EXERCISE DETAILS:
Show, in full, each line of the data that contains "this".

EXERCISE INPUTS:
[start]
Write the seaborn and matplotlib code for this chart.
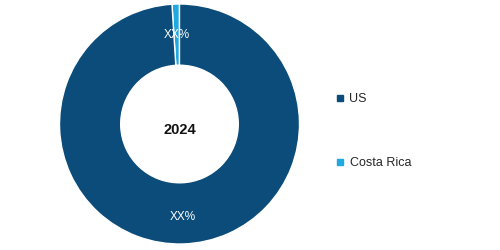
import matplotlib
matplotlib.use("Agg")
import matplotlib.pyplot as plt
from matplotlib.lines import Line2D
import seaborn as sns

categories = ["Costa Rica", "US"]
values = [1.0, 99.0]
labels = ["XX%", "XX%"]
center_label = "2024"
colors = ["#1FA9E1", "#0B4C7A"]

sns.set_style("white")
plt.rcParams["font.family"] = ["Liberation Sans", "DejaVu Sans"]

fig = plt.figure(figsize=(5, 2.5), dpi=100)
ax = fig.add_axes([0.119, 0.024, 0.48, 0.96])
wedges, texts = ax.pie(values, colors=colors, startangle=90, counterclock=True,
                       radius=1.0, wedgeprops=dict(width=0.51, edgecolor="white", linewidth=1.0),
                       labels=labels, labeldistance=0.76,
                       textprops=dict(color="white", fontsize=8.5, ha="center", va="center"))
for t in texts:
    x, y = t.get_position()
    t.set_position((x, y - 0.017))
ax.set_xlim(-1, 1)
ax.set_ylim(-1, 1)
ax.set_aspect("equal")
ax.text(0, -0.05, center_label, ha="center", va="center", fontsize=10.5, fontweight="bold", color="#111111")
ax.axis("off")

order = [1, 0]
handles = [Line2D([0], [0], marker="s", linestyle="", markersize=5,
                  markerfacecolor=colors[i], markeredgecolor=colors[i]) for i in order]
fig.legend(handles, [categories[i] for i in order], loc="center left",
           bbox_to_anchor=(0.644, 0.475), frameon=False, fontsize=9,
           labelspacing=4.2, handletextpad=0.3, handlelength=1.0)

fig.savefig("out.png", dpi=100, facecolor="white")
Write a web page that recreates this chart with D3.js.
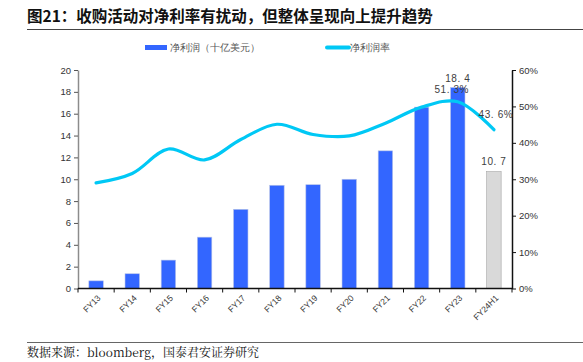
<!DOCTYPE html>
<html>
<head>
<meta charset="utf-8">
<script src="https://cdn.jsdelivr.net/npm/d3@7"></script>
<style>
  body { margin: 0; background: #fff; }
  text { font-family: "Liberation Sans", Arial, sans-serif; }
</style>
</head>
<body>
<script>
// categories and values
const categories = ["FY13", "FY14", "FY15", "FY16", "FY17", "FY18", "FY19", "FY20", "FY21", "FY22", "FY23", "FY24H1"];
const netProfit = [0.7, 1.35, 2.6, 4.7, 7.25, 9.45, 9.5, 10.0, 12.6, 16.6, 18.4, 10.7];
const netMargin = [29.0, 31.6, 38.3, 35.3, 40.9, 45.1, 42.3, 41.9, 45.4, 49.8, 51.3, 43.6];
const leftTicks = [0, 2, 4, 6, 8, 10, 12, 14, 16, 18, 20];
const rightTicks = [0, 10, 20, 30, 40, 50, 60];

const W = 583, H = 362;
const plotLeft = 78, plotRight = 512, plotTop = 70, plotBottom = 288.5;

const svg = d3.select("body").append("svg")
  .attr("width", W)
  .attr("height", H);

// titre + lignes
svg.append("text")
  .attr("x", 27).attr("y", 22)
  .style("font-family", "'Noto Sans CJK SC', sans-serif")
  .style("font-weight", "bold")
  .style("font-size", "15.5px")
  .attr("fill", "#111")
  .text("图21：收购活动对净利率有扰动，但整体呈现向上提升趋势");

svg.append("line")
  .attr("x1", 27).attr("x2", W).attr("y1", 29.5).attr("y2", 29.5)
  .attr("stroke", "#444").attr("stroke-width", 1);

svg.append("line")
  .attr("x1", 27).attr("x2", W).attr("y1", 342.5).attr("y2", 342.5)
  .attr("stroke", "#666").attr("stroke-width", 1);

svg.append("text")
  .attr("x", 27).attr("y", 357)
  .style("font-family", "'Noto Serif CJK SC', 'Liberation Serif', 'Noto Sans CJK SC', serif")
  .style("font-size", "12px")
  .attr("fill", "#111")
  .text("数据来源：bloomberg，国泰君安证券研究");

// scales
const xc = d3.scaleBand().domain(categories).range([plotLeft, plotRight]);
const yL = d3.scaleLinear().domain([0, 20]).range([plotBottom, plotTop]);
const yR = d3.scaleLinear().domain([0, 60]).range([plotBottom, plotTop]);
const cx = d => xc(d) + xc.bandwidth() / 2;
const barW = xc.bandwidth() * 0.4;

// bars
svg.append("g").selectAll("rect")
  .data(categories)
  .join("rect")
  .attr("x", d => cx(d) - barW / 2)
  .attr("width", barW)
  .attr("y", (d, i) => yL(netProfit[i]))
  .attr("height", (d, i) => plotBottom - yL(netProfit[i]))
  .attr("fill", (d, i) => i === categories.length - 1 ? "#d9d9d9" : "#3366ff")
  .attr("stroke", (d, i) => i === categories.length - 1 ? "#a6a6a6" : "#b8c4e8")
  .attr("stroke-width", 0.6);

// line
const line = d3.line()
  .x((d, i) => cx(categories[i]))
  .y(d => yR(d))
  .curve(d3.curveCatmullRom.alpha(0.5));

svg.append("path")
  .datum(netMargin)
  .attr("d", line)
  .attr("fill", "none")
  .attr("stroke", "#00c8f5")
  .attr("stroke-width", 3.2)
  .attr("stroke-linecap", "round");

// axes
const gL = svg.append("g").attr("transform", `translate(${plotLeft},0)`)
  .call(d3.axisLeft(yL).tickValues(leftTicks).tickSize(4).tickSizeOuter(0).tickPadding(3));
gL.select(".domain").attr("stroke", "#8c8c8c").attr("stroke-width", 1.5);
gL.selectAll(".tick line").attr("stroke", "#555");
gL.selectAll("text").style("font-size", "9.5px").attr("fill", "#333");

const gR = svg.append("g").attr("transform", `translate(${plotRight},0)`)
  .call(d3.axisRight(yR).tickValues(rightTicks).tickFormat(d => d + "%").tickSize(4).tickSizeOuter(0).tickPadding(3));
gR.select(".domain").attr("stroke", "#111").attr("stroke-width", 1.5);
gR.selectAll(".tick line").attr("stroke", "#111");
gR.selectAll("text").style("font-size", "9.5px").attr("fill", "#333");

// x axis, ticks between categories
const gX = svg.append("g").attr("transform", `translate(0,${plotBottom})`);
gX.append("line").attr("x1", plotLeft).attr("x2", plotRight)
  .attr("stroke", "#111").attr("stroke-width", 1.5);
const bounds = categories.map(d => xc(d)).concat([plotRight]);
gX.selectAll(".tk").data(bounds).join("line")
  .attr("x1", d => d).attr("x2", d => d)
  .attr("y1", 0).attr("y2", 4)
  .attr("stroke", "#111").attr("stroke-width", 1);
gX.selectAll(".lbl").data(categories).join("text")
  .attr("transform", d => `translate(${cx(d) + 3},${8}) rotate(-45)`)
  .attr("text-anchor", "end")
  .attr("dy", "0.35em")
  .style("font-size", "8.5px")
  .attr("fill", "#333")
  .text(d => d);

// data labels
const lab = svg.append("g").style("font-size", "10px").attr("fill", "#404040").style("letter-spacing", "0.6px");
const iLast = categories.length - 1, i23 = categories.indexOf("FY23");
const fmt = v => v.toFixed(1).replace(".", ". ");
lab.append("text").attr("x", cx(categories[i23])).attr("y", yL(netProfit[i23]) - 5)
  .attr("text-anchor", "middle").text(fmt(netProfit[i23]));
lab.append("text").attr("x", cx(categories[iLast])).attr("y", yL(netProfit[iLast]) - 7)
  .attr("text-anchor", "middle").text(fmt(netProfit[iLast]));
lab.append("text").attr("x", cx(categories[i23]) - 6).attr("y", yR(netMargin[i23]) - 9)
  .attr("text-anchor", "middle").text(fmt(netMargin[i23]) + "%");
lab.append("text").attr("x", cx(categories[iLast]) + 2).attr("y", yR(netMargin[iLast]) - 12)
  .attr("text-anchor", "middle").text(fmt(netMargin[iLast]) + "%");

// legend
const lg = svg.append("g").style("font-family", "'Noto Sans CJK SC', sans-serif")
  .style("font-size", "9.5px").attr("fill", "#555");
lg.append("rect").attr("x", 145).attr("y", 45).attr("width", 22).attr("height", 5).attr("fill", "#3366ff");
lg.append("text").attr("x", 170).attr("y", 51).text("净利润（十亿美元）");
lg.append("line").attr("x1", 327).attr("x2", 349).attr("y1", 47.5).attr("y2", 47.5)
  .attr("stroke", "#00c8f5").attr("stroke-width", 4).attr("stroke-linecap", "round");
lg.append("text").attr("x", 350).attr("y", 51).text("净利润率");
</script>
</body>
</html>
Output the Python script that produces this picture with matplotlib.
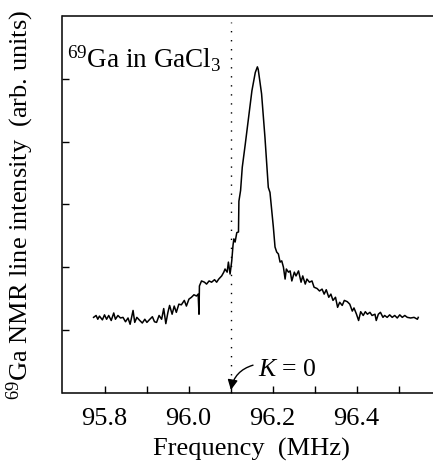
[end]
THE RESULT:
Write the seaborn and matplotlib code for this chart.
Write a web page that recreates this chart with D3.js.
Output the Python script that produces this picture with matplotlib.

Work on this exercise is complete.